I’m going to make a prediction right now…
You read this blog because you need better social skills.
No, you’re probably not a social pariah…but you know you need to invigorate your ability to connect with others.
It impacts your personal life, your romantic prospects, and your career. (If you’re anything like me, it impacts your overall happiness, too.)
Sure, you might have a stutter, social anxiety, or not be much of a talker…but you can quickly step up your social prospects today.
I’ll show you how.
The One Thing You Can Do TODAY To Amp Up Your Social Life
I’ll cut the bullshit and get to the point: Make more social invitations.
An “invitation” isn’t just a formal request to come over for dinner or grab coffee; it’s taking moment-by-moment action to engage in a more meaningful, exciting relationship with this person.

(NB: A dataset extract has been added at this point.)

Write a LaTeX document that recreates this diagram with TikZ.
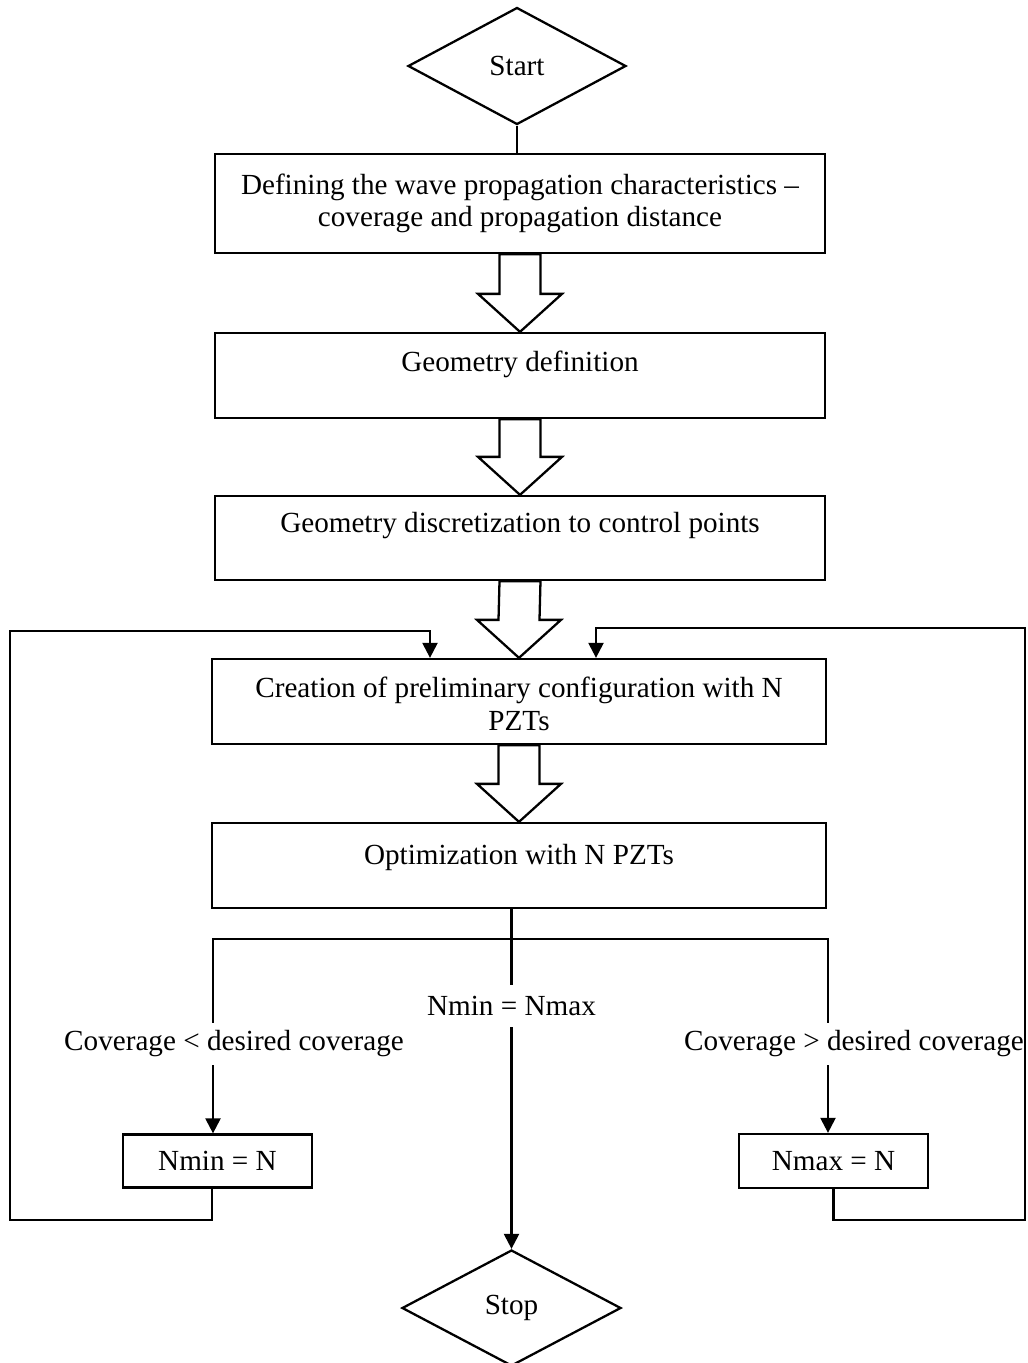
\documentclass[tikz,border=0pt]{standalone}
\usepackage{fontspec}
\setmainfont{Liberation Serif}
\usetikzlibrary{shapes.geometric,arrows.meta}
\begin{document}
\begin{tikzpicture}[x=0.02cm,y=-0.02cm,
  line width=1.3pt,
  font=\fontsize{16.6}{18.5}\selectfont,
  box/.style={draw, line width=1.3pt, inner sep=0pt, align=center},
  dia/.style={draw, diamond, line width=1.3pt, inner sep=0pt},
  lbl/.style={inner sep=0pt, minimum height=0.8cm},
  arr/.style={-{Triangle[length=0.3cm,width=0.3cm]}},
  hollow/.style={draw, line width=1.3pt, line join=miter, fill=white}]
\useasboundingbox (0,0) rectangle (1028,1363);

% hollow arrow between two boxes
\newcommand\harrow[2]{%
  \draw[hollow] ([xshift=-0.41cm]#1.south) -- ([xshift=0.41cm]#1.south)
    -- ([xshift=0.41cm,yshift=0.76cm]#2.north) -- ([xshift=0.84cm,yshift=0.76cm]#2.north)
    -- (#2.north) -- ([xshift=-0.84cm,yshift=0.76cm]#2.north)
    -- ([xshift=-0.41cm,yshift=0.76cm]#2.north) -- cycle;}

\node[dia, minimum width=218*0.02cm, minimum height=117*0.02cm] (start) at (517,66) {Start};

\node[box, minimum width=610*0.02cm, minimum height=99*0.02cm] (b1) at (520,203.5)
  {Defining the wave propagation characteristics --\\coverage and propagation distance};
\node[box, minimum width=610*0.02cm, minimum height=85*0.02cm,
  label={[anchor=center,yshift=-0.66cm]north:Geometry definition}] (b2) at (520,375.5) {};
\node[box, minimum width=610*0.02cm, minimum height=84*0.02cm,
  label={[anchor=center,yshift=-0.62cm]north:Geometry discretization to control points}] (b3) at (520,538) {};
\node[box, minimum width=614*0.02cm, minimum height=85*0.02cm,
  label={[anchor=center,align=center,yshift=-0.92cm]north:Creation of preliminary configuration with N\\PZTs}] (b4) at (519,701.5) {};
\node[box, minimum width=614*0.02cm, minimum height=85*0.02cm,
  label={[anchor=center,yshift=-0.72cm]north:Optimization with N PZTs}] (b5) at (519,865.5) {};

\node[box, minimum width=189*0.02cm, minimum height=53*0.02cm] (nmin) at (217.5,1161) {Nmin = N};
\node[box, minimum width=189*0.02cm, minimum height=54*0.02cm] (nmax) at (833.5,1161) {Nmax = N};

\node[dia, minimum width=219*0.02cm, minimum height=116*0.02cm] (stop) at (511.5,1308) {Stop};

\node[lbl] (mid) at (511.5,1006) {Nmin = Nmax};
\node[lbl] (lblL) at (234,1044) {Coverage {<} desired coverage};
\node[lbl] (lblR) at (854,1044) {Coverage {>} desired coverage};

\coordinate (cx) at (511.5,939);
\coordinate (bl) at (213,939);
\coordinate (br) at (828,939);
\coordinate (ltA) at (430,631);
\coordinate (rtA) at (596,628);

% start to first box
\draw (start.south) -- (start.south |- b1.north);

% hollow arrows
\harrow{b1}{b2}
\harrow{b2}{b3}
\harrow{b3}{b4}
\harrow{b4}{b5}

% branches
\draw (cx |- b5.south) -- (mid.north);
\draw (bl |- lblL.north) -- (bl) -- (br) -- (br |- lblR.north);
\draw[arr] (bl |- lblL.south) -- (bl |- nmin.north);
\draw[arr] (br |- lblR.south) -- (br |- nmax.north);
\draw[arr] (mid.south) -- (stop.north);

% feedback loops
\draw[arr] ([xshift=-0.11cm]nmin.south) |- (10,1220) -- (10,631) -- (ltA) -- (ltA |- b4.north);
\draw[arr] (nmax.south) |- (1025,1220) -- (1025,628) -- (rtA) -- (rtA |- b4.north);
\end{tikzpicture}
\end{document}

This means…starting a new conversation, asking a total stranger to give their opinion, inviting someone you barely know to join you with your friends.

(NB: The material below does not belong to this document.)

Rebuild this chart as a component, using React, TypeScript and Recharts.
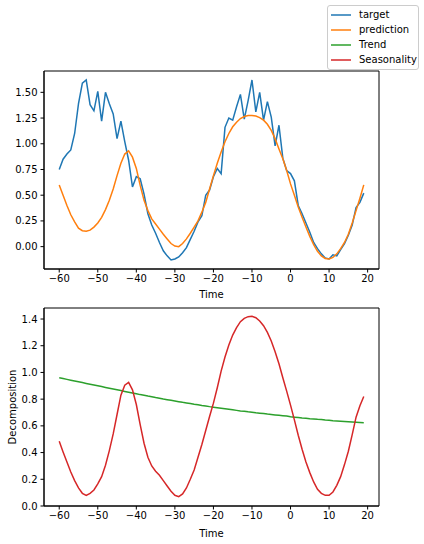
import React from "react";
import { LineChart, Line, XAxis, YAxis, Legend, ReferenceArea } from "recharts";

// x values (Time)
const TIME = [
  -60, -59, -58, -57, -56, -55, -54, -53, -52, -51, -50, -49, -48, -47, -46, -45, -44, -43, -42, -41,
  -40, -39, -38, -37, -36, -35, -34, -33, -32, -31, -30, -29, -28, -27, -26, -25, -24, -23, -22, -21,
  -20, -19, -18, -17, -16, -15, -14, -13, -12, -11, -10, -9, -8, -7, -6, -5, -4, -3, -2, -1,
  0, 1, 2, 3, 4, 5, 6, 7, 8, 9, 10, 11, 12, 13, 14, 15, 16, 17, 18, 19,
];

const TARGET = [
  0.75, 0.85, 0.9, 0.94, 1.1, 1.39, 1.59, 1.62, 1.38, 1.32, 1.51, 1.22, 1.5, 1.39, 1.29, 1.05, 1.22, 1.02, 0.84, 0.58,
  0.68, 0.66, 0.51, 0.32, 0.21, 0.13, 0.04, -0.04, -0.09, -0.13, -0.12, -0.1, -0.06, -0.01, 0.07, 0.15, 0.24, 0.3, 0.5, 0.55,
  0.68, 0.76, 0.71, 1.16, 1.25, 1.23, 1.36, 1.48, 1.24, 1.42, 1.62, 1.31, 1.5, 1.23, 1.41, 1.26, 0.98, 1.18, 0.86, 0.74,
  0.71, 0.64, 0.4, 0.32, 0.23, 0.14, 0.04, -0.02, -0.07, -0.11, -0.12, -0.08, -0.09, -0.03, 0.03, 0.11, 0.21, 0.38, 0.43, 0.52,
];

const PREDICTION = [
  0.6, 0.5, 0.4, 0.31, 0.24, 0.18, 0.155, 0.15, 0.16, 0.19, 0.23, 0.285, 0.36, 0.45, 0.56, 0.69, 0.81, 0.9, 0.93, 0.87,
  0.76, 0.595, 0.45, 0.35, 0.27, 0.22, 0.17, 0.12, 0.075, 0.03, 0.005, 0.0, 0.03, 0.075, 0.13, 0.19, 0.25, 0.335, 0.43, 0.56,
  0.69, 0.81, 0.92, 1.02, 1.1, 1.165, 1.21, 1.245, 1.265, 1.275, 1.275, 1.27, 1.255, 1.23, 1.19, 1.13, 1.05, 0.95, 0.855, 0.74,
  0.61, 0.5, 0.385, 0.285, 0.19, 0.1, 0.02, -0.045, -0.09, -0.115, -0.12, -0.105, -0.07, -0.02, 0.04, 0.12, 0.23, 0.35, 0.47, 0.6,
];

const TREND = [
  0.96, 0.954, 0.948, 0.942, 0.936, 0.93, 0.924, 0.918, 0.912, 0.906, 0.9, 0.894, 0.888, 0.882, 0.876, 0.87, 0.864, 0.858, 0.852, 0.846,
  0.84, 0.834, 0.829, 0.823, 0.818, 0.812, 0.807, 0.801, 0.796, 0.791, 0.786, 0.781, 0.776, 0.772, 0.767, 0.762, 0.758, 0.753, 0.749, 0.744,
  0.74, 0.736, 0.732, 0.728, 0.724, 0.72, 0.716, 0.712, 0.709, 0.705, 0.702, 0.698, 0.695, 0.692, 0.688, 0.685, 0.682, 0.679, 0.676, 0.673,
  0.668, 0.665, 0.662, 0.659, 0.657, 0.654, 0.652, 0.649, 0.647, 0.644, 0.642, 0.639, 0.637, 0.635, 0.633, 0.631, 0.629, 0.627, 0.625, 0.623,
];

const SEASONALITY = [
  0.485, 0.405, 0.33, 0.255, 0.19, 0.135, 0.095, 0.08, 0.095, 0.12, 0.165, 0.22, 0.305, 0.415, 0.54, 0.685, 0.83, 0.905, 0.925, 0.87,
  0.76, 0.61, 0.47, 0.365, 0.3, 0.26, 0.23, 0.19, 0.15, 0.11, 0.08, 0.07, 0.09, 0.135, 0.2, 0.27, 0.365, 0.46, 0.565, 0.67,
  0.77, 0.885, 1.01, 1.115, 1.205, 1.28, 1.335, 1.38, 1.405, 1.4175, 1.42, 1.41, 1.385, 1.35, 1.3, 1.235, 1.155, 1.065, 0.96, 0.86,
  0.755, 0.645, 0.53, 0.425, 0.33, 0.25, 0.18, 0.125, 0.095, 0.08, 0.08, 0.105, 0.155, 0.22, 0.31, 0.41, 0.535, 0.665, 0.75, 0.82,
];

const X_TICKS = [-60, -50, -40, -30, -20, -10, 0, 10, 20];
const TOP_Y_TICKS = [0, 0.25, 0.5, 0.75, 1.0, 1.25, 1.5];
const BOTTOM_Y_TICKS = [0, 0.2, 0.4, 0.6, 0.8, 1.0, 1.2, 1.4];

const LEGEND_ITEMS = [
  { name: "target", color: "#1f77b4" },
  { name: "prediction", color: "#ff7f0e" },
  { name: "Trend", color: "#2ca02c" },
  { name: "Seasonality", color: "#d62728" },
];

const topData = TIME.map((t, i) => ({ time: t, target: TARGET[i], prediction: PREDICTION[i] }));
const bottomData = TIME.map((t, i) => ({ time: t, trend: TREND[i], seasonality: SEASONALITY[i] }));

const FONT = "'DejaVu Sans', sans-serif";
const X_DOMAIN: [number, number] = [-63.95, 22.95];
const TOP_Y_DOMAIN: [number, number] = [-0.2175, 1.7075];
const BOTTOM_Y_DOMAIN: [number, number] = [0, 1.4825];
const tickStyle = { fill: "#000", fontSize: 10, fontFamily: FONT };
const labelStyle = { fill: "#000", fontSize: 10, fontFamily: FONT };
const minus = (v: number, digits: number) => v.toFixed(digits).replace("-", "\u2212");

const LegendBox = () => (
  <div
    style={{
      border: "1px solid #cccccc",
      borderRadius: 3,
      background: "rgba(255,255,255,0.8)",
      padding: "1px 4px 2px 3px",
      fontFamily: FONT,
      fontSize: 10,
      color: "#000",
      boxSizing: "border-box",
    }}
  >
    {LEGEND_ITEMS.map((it) => (
      <div key={it.name} style={{ display: "flex", alignItems: "center", height: 15 }}>
        <svg width={28} height={4} style={{ flexShrink: 0 }}>
          <line x1={0} x2={20} y1={2} y2={2} stroke={it.color} strokeWidth={1.5} />
        </svg>
        {it.name}
      </div>
    ))}
  </div>
);

// plain matplotlib-like box around the plot area
const frame = (y: [number, number]) => (
  <ReferenceArea x1={X_DOMAIN[0]} x2={X_DOMAIN[1]} y1={y[0]} y2={y[1]} fill="none" stroke="#000" strokeWidth={1} ifOverflow="visible" />
);

const App = () => (
  <div style={{ position: "absolute", left: 0, top: 0, width: 424, height: 544, background: "#fff" }}>
    <div style={{ position: "absolute", left: 0, top: 0 }}>
      <LineChart width={424} height={300} data={topData} margin={{ top: 71, right: 45, left: 0, bottom: 0 }}>
        <XAxis
          dataKey="time"
          type="number"
          domain={X_DOMAIN}
          ticks={X_TICKS}
          tickFormatter={(v) => minus(v, 0)}
          tick={tickStyle}
          tickSize={3.5}
          tickMargin={2}
          stroke="#000"
          height={31}
          allowDataOverflow
          label={{ value: "Time", position: "insideBottom", offset: 2, style: labelStyle }}
        />
        <YAxis
          type="number"
          domain={TOP_Y_DOMAIN}
          ticks={TOP_Y_TICKS}
          tickFormatter={(v) => minus(v, 2)}
          tick={tickStyle}
          tickSize={3.5}
          tickMargin={3}
          stroke="#000"
          width={44}
          allowDataOverflow
        />
        {frame(TOP_Y_DOMAIN)}
        <Line type="linear" dataKey="target" stroke="#1f77b4" strokeWidth={1.5} dot={false} activeDot={false} isAnimationActive={false} />
        <Line type="linear" dataKey="prediction" stroke="#ff7f0e" strokeWidth={1.5} dot={false} activeDot={false} isAnimationActive={false} />
        <Legend
          layout="vertical"
          align="center"
          verticalAlign="middle"
          content={<LegendBox />}
          wrapperStyle={{ top: 5, left: 327, width: 92, height: 63 }}
        />
      </LineChart>
    </div>
    <div style={{ position: "absolute", left: 0, top: 300 }}>
      <LineChart width={424} height={244} data={bottomData} margin={{ top: 8, right: 45, left: 0, bottom: 0 }}>
        <XAxis
          dataKey="time"
          type="number"
          domain={X_DOMAIN}
          ticks={X_TICKS}
          tickFormatter={(v) => minus(v, 0)}
          tick={tickStyle}
          tickSize={3.5}
          tickMargin={2}
          stroke="#000"
          height={38}
          allowDataOverflow
          label={{ value: "Time", position: "insideBottom", offset: 7, style: labelStyle }}
        />
        <YAxis
          type="number"
          domain={BOTTOM_Y_DOMAIN}
          ticks={BOTTOM_Y_TICKS}
          tickFormatter={(v) => minus(v, 1)}
          tick={tickStyle}
          tickSize={3.5}
          tickMargin={3}
          stroke="#000"
          width={44}
          allowDataOverflow
          label={{
            value: "Decomposition",
            angle: -90,
            position: "insideLeft",
            offset: 12,
            style: { ...labelStyle, textAnchor: "middle" },
          }}
        />
        {frame(BOTTOM_Y_DOMAIN)}
        <Line type="linear" dataKey="trend" stroke="#2ca02c" strokeWidth={1.5} dot={false} activeDot={false} isAnimationActive={false} />
        <Line type="linear" dataKey="seasonality" stroke="#d62728" strokeWidth={1.5} dot={false} activeDot={false} isAnimationActive={false} />
      </LineChart>
    </div>
  </div>
);

export default App;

It’s introducing an edgy topic into discussion.
It’s offering your time, attention, knowledge, and network to someone who would benefit from it.
People who invite consciously bring excellent people into their lives and the lives of other excellent people with the sole purpose of creating more interesting experiences for all involved.
This is a habit that has worked absolute wonders for me for the past 6 years.
Without a near-religious adherence to this idea, my career, social prospects, and sex life would be a thin candy shell of what it is today.
But first, a story about another kind of invitation.
The Day I Gave Up On Having Friends
As a kid, I’d bitch about not having any friends, that no one liked me. It was such a ridiculous sob story.
Even though I actually had two friends, this attitude wasn’t without merit…
It started on my 10th birthday.
I invited probably 20 or 30 kids to my birthday party…but no one came. Not one person I thought was my friend.
That’s a great way to kill a kid’s self esteem.
I made a big decision that day.
From that point on, I just stopped making the first move and extending invitations to people.
“Why bother?”, I thought. “It’s not like they’re going to even show up.”
It really stuck with me: I really didn’t have many friends, girlfriends, and social or career opportunities for years. I lacked the simple skill of connecting with people.
God. It’s even nauseating just to re-tell this story. It’s pathetic.
Don’t worry, though, there’s a bright side. It took 18 years but I finally turned it around.
How To Reset & Reinvent Your Social Life
Just weeks after my 28th birthday – 18 years after my fatefully pathetic 10th birthday – I moved to San Francisco for work.
With this new city ahead of me, I decided to socially ‘re-invent’ myself. (You don’t have to move to do this – it’s just easier to.)
I was the same dude. I had the same interests, I dressed the same, and I listened to the same music. I just took on a new habit: relentlessly making invitations.
Making Social Invitations For Your Own Sake Is Great. Making Them So Others Benefit Is Divine.
…If I met someone intriguing at a networking event, I didn’t just take their business card and call it a day like most dum-dum’s do – I’d invite them out to have drinks or dinner right after the event.
Sometimes this would grow to 5 or 10 perfect strangers having a late dinner together, sharing ideas and doing business. And, many times it led to me receiving valuable contacts and job offers.
Need to step-up your career game? Check out my guide on becoming a memorable networker.
…It wasn’t unheard of me to show up to a friend’s BBQ with 3 or 4 new friends in tow that I’d met on the BART train or at a previous event. “They’re a blast!“, I’d think. “They should meet my other friends, who are also great people.“
This a tremendous way to improve the happiness of everyone involved. You make new friends. Your new friends make new friends with your friends. Your old friends make new friends with your new friends. Everyone has a great time and connects. What isn’t to love?!
…If I saw a particularly beautiful girl at the park or on a bench, I’d chat her up for a bit and invite her to come have lunch with me that afternoon.
This led to more than a few great, spontaneous dates and one very exquisite girlfriend with great hair and a sweet disposition.
Making these invitations requires very little skill or finesse – oftentimes, nothing more than curiosity & interest in the other person and a great idea for what to do next. If you can make the bubble bigger by including other people in the mix, all the better.
A New Perspective On Connection
The pessimists and chronic fault-finders (they call themselves ‘realists’) I’ve told this story to have all said something like, “Well, not everyone is going to want to connect and accept your invitation“.
You’re right: some people will refuse your invitation (politely so or otherwise). But, every person you talk to improves your chance for good fortune by that much.
Here’s a deceptively simple truth about making social invitations that goes unappreciated:
Most People Are Just Waiting For An Invitation. Most People Will Never Make An Invitation.
A lot of people just wait on the sidelines of life waiting for someone to do the asking, like shy kids at a middle school dance. It’s pathetic.
In the scope of human connection, there always has to be someone to do the initiating, to make the connection. Even the smallest gestures take a certain measure of boldness and courage.
Someone has to be the one to say, “Come with me!”.
Someone has to break the routine of familiarity and make the connection.
Someone has to ask them to dance.
For the sake of your love, success, and providence, be that person.